A number of European real estate associations – the British Property Federation (BPF), CREFC Europe, INREV, IPF and the German Property Federation (ZIA) – argue that the guidelines wrongly ‘shoehorn’ all AIFs into the broad definition of shadow banking entities, regardless of their characteristics.

Consequently the associations have urged the EBA to reconsider how it determines which AIFs should be treated as shadow banks. They further argue that real estate debt funds pose limited risk to financial stability as they are already subject to a robust compliance framework and should not have further regulatory burdens imposed on them.

Ion Fletcher, Director of Policy (Finance) at the BPF, said: “It is frustrating to see the EBA take such a broad-brush approach to who should be affected by the news guidelines. While we can see the logic behind imposing limits on exposures to shadow banking entities, the EBA’s view on what constitutes a shadow bank needs further work.”

“Bricks and mortar real estate funds do not carry out bank-like activities and are not shadow banks. By saying that they are, the EBA’s new rules could limit lending to the built environment, which is sorely needed if we want to bring about regeneration in our towns and cities.”

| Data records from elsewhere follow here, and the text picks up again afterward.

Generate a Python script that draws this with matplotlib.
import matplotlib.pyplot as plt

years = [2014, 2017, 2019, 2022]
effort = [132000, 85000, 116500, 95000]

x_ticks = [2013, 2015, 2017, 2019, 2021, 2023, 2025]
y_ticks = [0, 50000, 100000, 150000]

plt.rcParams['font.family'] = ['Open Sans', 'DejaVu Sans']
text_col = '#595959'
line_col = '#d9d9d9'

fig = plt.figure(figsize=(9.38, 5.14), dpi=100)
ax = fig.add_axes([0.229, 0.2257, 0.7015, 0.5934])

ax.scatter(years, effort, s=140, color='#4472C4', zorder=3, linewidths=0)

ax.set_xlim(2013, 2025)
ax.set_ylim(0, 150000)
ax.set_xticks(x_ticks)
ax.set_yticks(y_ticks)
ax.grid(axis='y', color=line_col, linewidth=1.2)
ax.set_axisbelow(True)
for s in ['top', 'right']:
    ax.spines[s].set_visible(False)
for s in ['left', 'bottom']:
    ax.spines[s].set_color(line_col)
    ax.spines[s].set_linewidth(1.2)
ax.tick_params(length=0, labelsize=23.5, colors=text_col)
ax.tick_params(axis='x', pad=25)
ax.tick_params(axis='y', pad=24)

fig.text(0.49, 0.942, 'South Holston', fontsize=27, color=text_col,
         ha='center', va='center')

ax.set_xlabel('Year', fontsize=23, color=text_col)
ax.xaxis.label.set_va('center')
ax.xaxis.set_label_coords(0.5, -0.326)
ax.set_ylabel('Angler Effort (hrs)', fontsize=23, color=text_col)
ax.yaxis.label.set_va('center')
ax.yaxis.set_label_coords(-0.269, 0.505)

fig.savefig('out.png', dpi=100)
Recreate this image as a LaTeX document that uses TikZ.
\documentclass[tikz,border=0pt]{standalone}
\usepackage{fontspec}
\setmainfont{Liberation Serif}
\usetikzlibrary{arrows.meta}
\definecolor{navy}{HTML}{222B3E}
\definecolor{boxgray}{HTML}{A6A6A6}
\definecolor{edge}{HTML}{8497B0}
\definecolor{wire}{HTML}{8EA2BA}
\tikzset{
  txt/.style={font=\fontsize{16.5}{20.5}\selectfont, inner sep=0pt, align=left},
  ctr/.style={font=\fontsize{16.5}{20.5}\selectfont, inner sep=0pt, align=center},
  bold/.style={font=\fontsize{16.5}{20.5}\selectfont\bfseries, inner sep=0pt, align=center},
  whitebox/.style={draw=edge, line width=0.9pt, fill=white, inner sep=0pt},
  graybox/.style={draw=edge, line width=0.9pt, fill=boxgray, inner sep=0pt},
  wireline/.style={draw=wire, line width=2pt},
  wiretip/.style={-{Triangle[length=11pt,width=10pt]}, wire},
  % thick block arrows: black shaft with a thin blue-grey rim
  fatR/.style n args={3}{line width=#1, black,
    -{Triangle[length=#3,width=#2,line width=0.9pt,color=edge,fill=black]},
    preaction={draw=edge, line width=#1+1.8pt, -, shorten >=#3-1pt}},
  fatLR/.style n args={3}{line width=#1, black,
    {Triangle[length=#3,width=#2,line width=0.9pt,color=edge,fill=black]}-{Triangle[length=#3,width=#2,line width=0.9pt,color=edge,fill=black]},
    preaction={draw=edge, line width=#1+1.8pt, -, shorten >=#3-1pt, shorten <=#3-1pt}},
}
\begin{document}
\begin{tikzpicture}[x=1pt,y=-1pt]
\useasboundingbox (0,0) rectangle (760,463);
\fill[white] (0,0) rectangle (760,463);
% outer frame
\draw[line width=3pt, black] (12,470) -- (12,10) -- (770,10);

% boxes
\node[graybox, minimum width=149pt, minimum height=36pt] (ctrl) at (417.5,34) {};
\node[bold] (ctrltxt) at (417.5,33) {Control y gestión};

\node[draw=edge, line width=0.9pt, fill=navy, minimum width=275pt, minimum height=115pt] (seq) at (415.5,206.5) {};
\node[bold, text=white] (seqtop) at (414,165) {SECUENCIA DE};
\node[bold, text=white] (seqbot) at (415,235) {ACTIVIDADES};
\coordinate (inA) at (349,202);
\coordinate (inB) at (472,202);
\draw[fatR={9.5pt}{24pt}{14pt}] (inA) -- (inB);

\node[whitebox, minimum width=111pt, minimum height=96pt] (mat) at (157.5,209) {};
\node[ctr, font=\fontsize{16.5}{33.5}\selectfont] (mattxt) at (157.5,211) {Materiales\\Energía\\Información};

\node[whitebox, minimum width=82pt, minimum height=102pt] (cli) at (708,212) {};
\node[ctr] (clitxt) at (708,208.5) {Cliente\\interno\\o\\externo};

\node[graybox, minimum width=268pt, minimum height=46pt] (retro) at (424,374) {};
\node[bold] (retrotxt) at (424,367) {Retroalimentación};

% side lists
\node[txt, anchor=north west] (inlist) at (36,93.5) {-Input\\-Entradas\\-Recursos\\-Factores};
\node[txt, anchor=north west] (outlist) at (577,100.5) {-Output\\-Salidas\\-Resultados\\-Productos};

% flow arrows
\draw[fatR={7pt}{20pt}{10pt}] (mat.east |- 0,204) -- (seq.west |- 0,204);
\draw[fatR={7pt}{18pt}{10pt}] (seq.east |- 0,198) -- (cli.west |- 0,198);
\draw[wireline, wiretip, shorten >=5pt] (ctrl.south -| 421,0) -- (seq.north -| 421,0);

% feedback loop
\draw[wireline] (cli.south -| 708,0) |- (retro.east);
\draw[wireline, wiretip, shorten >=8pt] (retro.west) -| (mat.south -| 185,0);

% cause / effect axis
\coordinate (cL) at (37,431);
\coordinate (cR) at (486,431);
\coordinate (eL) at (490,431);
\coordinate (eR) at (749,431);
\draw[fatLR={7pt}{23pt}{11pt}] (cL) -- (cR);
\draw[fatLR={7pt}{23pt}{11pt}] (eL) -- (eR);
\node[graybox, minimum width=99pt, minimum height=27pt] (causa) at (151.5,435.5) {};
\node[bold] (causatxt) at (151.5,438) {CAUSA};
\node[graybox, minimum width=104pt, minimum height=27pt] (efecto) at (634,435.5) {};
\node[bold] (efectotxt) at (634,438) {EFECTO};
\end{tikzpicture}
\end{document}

Peter Cosmetatos, CEO of CREFC Europe, reiterated that real estate funds are not involved in bank-like activities and that once a definition of a shadow bank is set in stone it is certain to be used for other purposes. “It’s important to drag the EBA back onto the straight and narrow,” he said.

“It’s also disappointing that Europe’s banking regulator seems determined to ignore the vital role that CRE debt funds are playing in helping credit flow to the real economy, dispersing risk in the financial system and helping banks reduce their exposure to CRE debt,” Cosmetatos continued.

“These funds are mostly closed ended and use little or no leverage, providing credit to property businesses under the regulatory framework of the AIFM Directive. Even based on the EBA’s own reasoning, most CRE debt funds do not present shadow banking risks and they should not be branded a ‘shadow banks’.”

Jeff Rupp, Director of Public Affairs at INREV, urged the EBA to take a ’more tailored approach’  and include only those entities engaged in credit intermediation activities in its definition of shadow banks.